One, can certain input data cause a large usage of computing resources (processing time or memory)? Non-TC mechanisms have repeatedly failed this test: ZIP bombs and XML entity bombs are notorious examples. On the other hand, you can easily put a resource cap on an interpreter of a theoretically TC language and be safe.

Two, can the untrusted code access resources that it shouldn’t (memory, files, sockets)? That’s mostly a quality of implementation issue, not one of Turing completeness. JavaScript interpreters have certainly been vulnerable to various exploits, but so have JPEG decoders. I don’t think TC is the issue here. (However, this is complicated a bit by side-channel attacks à la Spectre. I’m not sure how TC factors into those.)
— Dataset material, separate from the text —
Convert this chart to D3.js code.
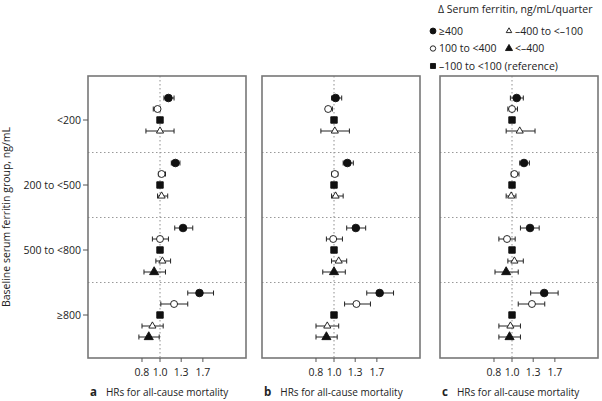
<!DOCTYPE html>
<html><head><meta charset="utf-8">
<script src="https://cdn.jsdelivr.net/npm/d3@7"></script>
<style>
body{margin:0;background:#fff;}
svg{display:block;font-family:"Open Sans",sans-serif;}
</style></head><body>
<svg id="chart" width="602" height="401"></svg>
<script>
// baseline ferritin groups (rows) and change categories (markers)
const groups = ["<200","200 to <500","500 to <800","≥800"];
const changeCats = ["≥400","100 to <400","ref","–400 to <–100","<–400"];
const legendLabels = ["≥400","100 to <400","–100 to <100 (reference)","–400 to <–100","<–400"];
const xTicks = [0.8, 1.0, 1.3, 1.7];
const panelLetters = ["a","b","c"];
const panelTitle = "HRs for all-cause mortality";

// [group, category, HR, lower, upper]
const panelA = [
  ["<200","≥400",1.11,1.05,1.19],
  ["<200","100 to <400",0.97,0.92,1.00],
  ["<200","ref",1,1,1],
  ["<200","–400 to <–100",1.00,0.84,1.19],
  ["200 to <500","≥400",1.21,1.15,1.28],
  ["200 to <500","100 to <400",1.02,0.98,1.07],
  ["200 to <500","ref",1,1,1],
  ["200 to <500","–400 to <–100",1.02,0.97,1.10],
  ["500 to <800","≥400",1.33,1.20,1.50],
  ["500 to <800","100 to <400",1.00,0.91,1.11],
  ["500 to <800","ref",1,1,1],
  ["500 to <800","–400 to <–100",1.03,0.95,1.14],
  ["500 to <800","<–400",0.93,0.82,1.07],
  ["≥800","≥400",1.63,1.41,1.94],
  ["≥800","100 to <400",1.19,1.01,1.41],
  ["≥800","ref",1,1,1],
  ["≥800","–400 to <–100",0.91,0.80,1.04],
  ["≥800","<–400",0.87,0.77,0.99]
];
const panelB = [
  ["<200","≥400",1.02,0.97,1.10],
  ["<200","100 to <400",0.93,0.91,0.98],
  ["<200","ref",1,1,1],
  ["<200","–400 to <–100",1.01,0.85,1.21],
  ["200 to <500","≥400",1.18,1.12,1.27],
  ["200 to <500","100 to <400",1.01,0.97,1.05],
  ["200 to <500","ref",1,1,1],
  ["200 to <500","–400 to <–100",1.02,0.97,1.12],
  ["500 to <800","≥400",1.31,1.17,1.48],
  ["500 to <800","100 to <400",0.99,0.91,1.11],
  ["500 to <800","ref",1,1,1],
  ["500 to <800","–400 to <–100",1.06,0.97,1.17],
  ["500 to <800","<–400",1.00,0.87,1.15],
  ["≥800","≥400",1.76,1.50,2.09],
  ["≥800","100 to <400",1.32,1.14,1.57],
  ["≥800","ref",1,1,1],
  ["≥800","–400 to <–100",0.92,0.80,1.06],
  ["≥800","<–400",0.91,0.80,1.04]
];
const panelC = [
  ["<200","≥400",1.06,0.98,1.15],
  ["<200","100 to <400",1.00,0.95,1.07],
  ["<200","ref",1,1,1],
  ["<200","–400 to <–100",1.10,0.93,1.33],
  ["200 to <500","≥400",1.16,1.10,1.24],
  ["200 to <500","100 to <400",1.03,0.99,1.09],
  ["200 to <500","ref",1,1,1],
  ["200 to <500","–400 to <–100",0.99,0.93,1.05],
  ["500 to <800","≥400",1.25,1.11,1.40],
  ["500 to <800","100 to <400",0.94,0.85,1.04],
  ["500 to <800","ref",1,1,1],
  ["500 to <800","–400 to <–100",1.03,0.95,1.15],
  ["500 to <800","<–400",0.93,0.81,1.08],
  ["≥800","≥400",1.49,1.26,1.77],
  ["≥800","100 to <400",1.28,1.08,1.50],
  ["≥800","ref",1,1,1],
  ["≥800","–400 to <–100",0.98,0.85,1.11],
  ["≥800","<–400",0.97,0.85,1.11]
];
const panels = [panelA, panelB, panelC];

const svg = d3.select("#chart");
const boxTop = 76, boxBottom = 358, pw = 158;
const panelLeft = [88, 262, 440];

const y = d3.scalePoint().domain(groups).range([120, 315]);
const yOff = d3.scalePoint().domain(changeCats).range([-22, 22]);

const shape = {
  "≥400": {type:d3.symbolCircle, size:46, fill:"#111"},
  "100 to <400": {type:d3.symbolCircle, size:38, fill:"#fff"},
  "ref": {type:d3.symbolSquare, size:42, fill:"#111"},
  "–400 to <–100": {type:d3.symbolTriangle, size:22, fill:"#fff"},
  "<–400": {type:d3.symbolTriangle, size:36, fill:"#111"}
};
const sym = d3.symbol();

function marker(g, cat, cx, cy, scale){
  const s = shape[cat];
  g.append("path")
    .attr("d", sym.type(s.type).size(s.size*(scale||1))())
    .attr("transform", `translate(${cx},${cy})`)
    .attr("fill", s.fill)
    .attr("stroke", "#111")
    .attr("stroke-width", 0.9);
}

panels.forEach((rows, pi)=>{
  const x0 = panelLeft[pi];
  const x = d3.scaleLog().domain([0.41, 2.9]).range([x0, x0+pw]);
  const g = svg.append("g");

  // dotted separators
  for(let i=1;i<groups.length;i++){
    const yy = (y(groups[i-1]) + y(groups[i]))/2;
    g.append("line").attr("x1", x0).attr("x2", x0+pw).attr("y1", yy).attr("y2", yy)
      .attr("stroke", "#999").attr("stroke-width", 1.1).attr("stroke-dasharray", "1.5,2.5");
  }
  g.append("line").attr("x1", x(1)).attr("x2", x(1)).attr("y1", boxTop).attr("y2", boxBottom)
    .attr("stroke", "#999").attr("stroke-width", 1.1).attr("stroke-dasharray", "1.5,2.5");

  // box
  g.append("rect").attr("x", x0).attr("y", boxTop).attr("width", pw).attr("height", boxBottom-boxTop)
    .attr("fill", "none").attr("stroke", "#777").attr("stroke-width", 1.6);

  // x axis ticks
  xTicks.forEach(t=>{
    g.append("line").attr("x1", x(t)).attr("x2", x(t)).attr("y1", boxBottom).attr("y2", boxBottom+4)
      .attr("stroke", "#555").attr("stroke-width", 1);
    g.append("text").attr("x", x(t)).attr("y", boxBottom+18).attr("text-anchor", "middle")
      .attr("font-size", 10.5).attr("fill", "#222").text(t.toFixed(1));
  });

  // title
  const tt = g.append("text").attr("x", x0+2).attr("y", 396).attr("font-size", 10).attr("fill", "#222");
  tt.append("tspan").attr("font-weight", "bold").attr("font-size", 11.5).text(panelLetters[pi]);
  tt.append("tspan").attr("dx", 9).text(panelTitle);

  // CIs and markers
  rows.forEach(([grp, cat, hr, lo, hi])=>{
    const cy = y(grp) + yOff(cat);
    if(cat !== "ref"){
      g.append("line").attr("x1", x(lo)).attr("x2", x(hi)).attr("y1", cy).attr("y2", cy)
        .attr("stroke", "#222").attr("stroke-width", 1);
      [lo, hi].forEach(v=>{
        g.append("line").attr("x1", x(v)).attr("x2", x(v)).attr("y1", cy-2.5).attr("y2", cy+2.5)
          .attr("stroke", "#222").attr("stroke-width", 1);
      });
    }
    marker(g, cat, x(hr), cy);
  });

  // y axis (first panel only)
  if(pi === 0){
    groups.forEach(gr=>{
      g.append("line").attr("x1", x0-5).attr("x2", x0).attr("y1", y(gr)).attr("y2", y(gr))
        .attr("stroke", "#555").attr("stroke-width", 1);
      g.append("text").attr("x", x0-7).attr("y", y(gr)+4).attr("text-anchor", "end")
        .attr("font-size", 10.5).attr("fill", "#222").text(gr);
    });
  }
});

// y axis title
svg.append("text").attr("transform", `translate(10,${(boxTop+boxBottom)/2}) rotate(-90)`)
  .attr("text-anchor", "middle").attr("font-size", 10.5).attr("fill", "#222")
  .text("Baseline serum ferritin group, ng/mL");

// legend
const lg = svg.append("g");
lg.append("text").attr("x", 438).attr("y", 13).attr("font-size", 10.5).attr("fill", "#222")
  .text("Δ Serum ferritin, ng/mL/quarter");
const legendPos = [[0,0],[0,1],[0,2],[1,0],[1,1]]; // [col,row] per changeCats entry
changeCats.forEach((cat, i)=>{
  const [c, r] = legendPos[i];
  const lx = 433 + c*76, ly = 31 + r*17.5;
  marker(lg, cat, lx, ly, 0.6);
  lg.append("text").attr("x", lx+6).attr("y", ly+3.7).attr("font-size", 10.5).attr("fill", "#222")
    .text(legendLabels[i]);
});
</script>
</body></html>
In summary, I’m not convinced that Turing completeness is all that relevant for security. Am I wrong here?

1 comments

Both can have exploits as you've shown, but you haven't addressed the difficulty of securing one or the other. Turing complete systems have a dramatically larger state space than non turing complete implementations and so at a fundamental level are more difficult to secure.
I simply don't think Turing completeness is the deciding factor in determining that difficulty. Hopefully someone can define this more clearly, but in my opinion, the issue is not abstract "state space", but implementation complexity and attack surface.

For example, it's a lot easier to write a secure Brainfuck interpreter (a very simple Turing complete language that can only access STDIN and STDOUT) than a program that securely extracts a ZIP file to disk.